The Federation of Irish Fishermen (FIF) is the umbrella organization for the three main Fish Producing Organizations (FPOs) in Ireland. It consists of The Irish Fish Producers Organization Ltd (IFPO), The Irish South and West Fish Producers Organisation Ltd.(IS&WFPO), and The Killybegs Fishermen's Organisation Ltd (KFO). Currently, the FIF represents over 90% of the Irish fishing fleet.

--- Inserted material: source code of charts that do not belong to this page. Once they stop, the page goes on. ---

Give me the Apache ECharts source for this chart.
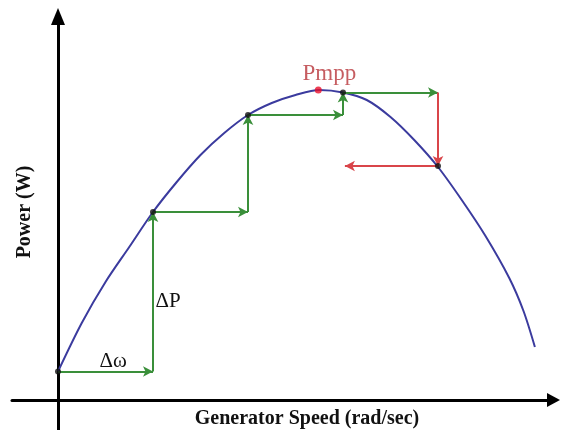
<!DOCTYPE html>
<html>
<head>
<meta charset="utf-8">
<script src="https://cdn.jsdelivr.net/npm/echarts@6/dist/echarts.min.js"></script>
<style>
  html, body { margin: 0; padding: 0; background: #fff; }
  #chart { width: 562px; height: 430px; }
</style>
</head>
<body>
<div id="chart"></div>
<script>
// P-omega curve (speed in step units, power in arbitrary units)
const curveSpeed = [0, 0.25, 0.5, 0.75, 1.0, 1.25, 1.5, 1.75, 2.0, 2.25, 2.5, 2.75,
  3.0, 3.25, 3.5, 3.75, 4.0, 4.25, 4.5, 4.75, 4.9, 5.02];
const curvePower = [0.285, 0.77, 1.18, 1.53, 1.88, 2.18, 2.45, 2.67, 2.85, 2.97, 3.05, 3.10,
  3.075, 3.00, 2.83, 2.60, 2.33, 2.00, 1.64, 1.22, 0.89, 0.53];

// hill-climbing operating points
const stepSpeed = [0, 1, 2, 3, 4];
const stepPower = [0.285, 1.88, 2.85, 3.075, 2.34];

// maximum power point
const mppSpeed = 2.74;
const mppPower = 3.10;

// end of the reversed (leftward) step
const reverseSpeed = 3.02;

const serif = "'Liberation Serif', 'Times New Roman', serif";
const green = '#3a8f3a';
const red = '#d9454a';

const curveData = curveSpeed.map((s, i) => [s, curvePower[i]]);
const stepData = stepSpeed.map((s, i) => [s, stepPower[i]]);

// green climbing arrows: horizontal Δω then vertical ΔP
const greenArrows = [];
for (let i = 0; i < 4; i++) {
  greenArrows.push([{ coord: [stepSpeed[i], stepPower[i]] }, { coord: [stepSpeed[i + 1], stepPower[i]] }]);
  if (i < 3) {
    greenArrows.push([{ coord: [stepSpeed[i + 1], stepPower[i]] }, { coord: [stepSpeed[i + 1], stepPower[i + 1]] }]);
  }
}
// red arrows: power drops, direction reverses
const redArrows = [
  [{ coord: [stepSpeed[4], stepPower[3]] }, { coord: [stepSpeed[4], stepPower[4]] }],
  [{ coord: [stepSpeed[4], stepPower[4]] }, { coord: [reverseSpeed, stepPower[4]] }]
];

const chart = echarts.init(document.getElementById('chart'));
const option = {
  animation: false,
  backgroundColor: '#fff',
  grid: {
    left: 12, right: 8.5, top: 16.5, bottom: 0,
    outerBoundsMode: 'none'
  },
  // axis titles
  graphic: [
    {
      type: 'text',
      x: 307, y: 419,
      style: {
        text: 'Generator Speed (rad/sec)',
        font: "bold 20px 'Liberation Serif', 'Times New Roman', serif",
        fill: '#111',
        textAlign: 'center',
        textVerticalAlign: 'middle'
      }
    },
    {
      type: 'text',
      x: 25, y: 212,
      rotation: Math.PI / 2,
      style: {
        text: 'Power (W)',
        font: "bold 20px 'Liberation Serif', 'Times New Roman', serif",
        fill: '#111',
        textAlign: 'center',
        textVerticalAlign: 'middle'
      }
    }
  ],
  xAxis: {
    type: 'value',
    min: -0.4842,
    max: 5.2158,
    axisLine: {
      onZero: true,
      symbol: ['none', 'triangle'],
      symbolSize: [14, 13],
      lineStyle: { color: '#000', width: 3 }
    },
    axisTick: { show: false },
    axisLabel: { show: false },
    splitLine: { show: false }
  },
  yAxis: {
    type: 'value',
    min: -0.30,
    max: 3.835,
    axisLine: {
      onZero: true,
      symbol: ['none', 'triangle'],
      symbolSize: [14, 17],
      lineStyle: { color: '#000', width: 3 }
    },
    axisTick: { show: false },
    axisLabel: { show: false },
    splitLine: { show: false }
  },
  series: [
    {
      type: 'line',
      data: curveData,
      smooth: 0.3,
      showSymbol: false,
      lineStyle: { color: '#3b3b9e', width: 2 },
      z: 3
    },
    {
      type: 'line',
      data: [],
      markLine: {
        silent: true,
        symbol: ['none', 'arrow'],
        symbolSize: [8, 10],
        label: { show: false },
        lineStyle: { color: green, width: 2, type: 'solid' },
        data: greenArrows
      },
      markPoint: {
        silent: true,
        symbol: 'circle',
        symbolSize: 0,
        label: { show: true, position: 'inside', color: '#111', fontFamily: serif, fontSize: 21 },
        data: [
          { coord: [1.16, 0.99], value: 'ΔP', label: { formatter: 'ΔP' } },
          { coord: [0.58, 0.39], value: 'Δω', label: { formatter: 'Δω' } }
        ]
      },
      z: 4
    },
    {
      type: 'line',
      data: [],
      markLine: {
        silent: true,
        symbol: ['none', 'arrow'],
        symbolSize: [8, 10],
        label: { show: false },
        lineStyle: { color: red, width: 2, type: 'solid' },
        data: redArrows
      },
      z: 4
    },
    {
      type: 'scatter',
      data: stepData,
      symbolSize: 6,
      itemStyle: { color: '#111' },
      z: 6
    },
    {
      type: 'scatter',
      data: [[mppSpeed, mppPower]],
      symbolSize: 7,
      itemStyle: { color: '#e8102a' },
      label: {
        show: true,
        position: 'top',
        distance: 1,
        offset: [11, 0],
        formatter: 'Pmpp',
        color: '#b8343a',
        fontFamily: serif,
        fontSize: 23
      },
      z: 6
    }
  ]
};
chart.setOption(option);
</script>
</body>
</html>
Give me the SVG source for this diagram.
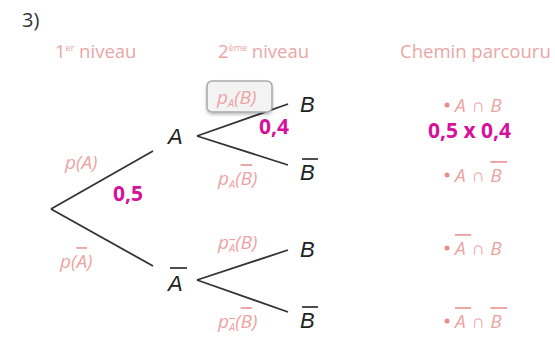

The mission statement of the FIF is "to provide a unified voice for the Irish Fishing Industry and to provide an active input into all policy making decisions both nationally and internationally." The group participates in extensive lobbying on behalf of the livelihood of its members and their professions, as well as organizes demonstrations and other national events to benefit the national industry.

==History==
The FIF was founded in 2006 in response to the ever waning fishing industry in Ireland due to imports of cheaper fish from elsewhere on the European continent. The establishment of the organization was a formalization of already tight coalitions between the smaller member organizations. It was initially chaired by the then CEO of The Irish Fish Producers Organization, Lorcán Ó Cinnéide.

==Leadership==
The FIF's leadership structure is a Board of Chief Executives from the constituent organizations:
- Francis O'Donnell (CEO of The Irish Fish Producers Organization)
- Eibhlín O'Sullivan (CEO of The Irish South and West Fish Producers Organisation Ltd.)
- Seán O'Donoghue (CEO of The Killybegs Fishermen's Organization Ltd.)
- the remaining 6 Directors are made up of two representatives of the constituent organisations.
The position of Chairman of the Board changes each year, rotating between the CEOs of the three constituent fish producing organizations. As of 1 January 2014 the position is held by Seán O'Donoghue of the KFO.

==Action==
The FIF have been responsible for a number of demonstrations on behalf of the Irish Fishing Industry since its inception. Some of these actions include:
- 5 June 2008 - to protest the import of cheap fish from outside Ireland and the resulting low prices paid to domestic fishermen for their catch, FIF demonstrators blocked the cargo terminal at Cork Airport.
- 14 July 2008 - FIF representatives lobbied for the immediate implementation of an emergency economic aid package for the domestic fishing industry. The package was agreed on the next day during a meeting of EU Fisheries Ministers in Brussels on 15 July. The package was upwards of €600 million.
- 21 July 2008 – Coinciding with the visit of President Nicolas Sarkozy, and to protest the fact that Ireland has 23% of the fishing waters in Europe but is only allowed a 4% international trade quota, FIF demonstrators distributed surplus catch of 1.5 tons of free fish on the O'Connell Bridge. Over 200 fishermen from around the country took part. The protest moved on to Government Buildings later in the day, and was supported by MEP Kathy Sinnott, Sinn Féin TD Arthur Morgan, and former unsuccessful (Labour Party/Socialist Workers Party/Independent) election candidate and Gombeen man, Michael O'Sullivan.

==Treaty of Lisbon==
The FIF claims to have played a vital role in the national veto of the Treaty of Lisbon, an EU document seeking to consolidate leadership and increase functionality of international trade within the EU. By Irish constitutional law, such a motion had to be voted on in a public referendum. The FIF took a strong stance against the treaty, claiming that its trade provisions for the fish market would be unhealthy for the already struggling Irish industry. A series of actions before and after the Lisbon vote on 12 June (to which the Irish delivered a very sound “no”) occurred, including fish dumps, harbor blocking, boat tie ups, and numerous other acts.
However, when protocols were agreed with the other EU states, on issues such as neutrality, the Twenty-eighth Amendment of the Constitution of Ireland was passed by the people with a 67% majority.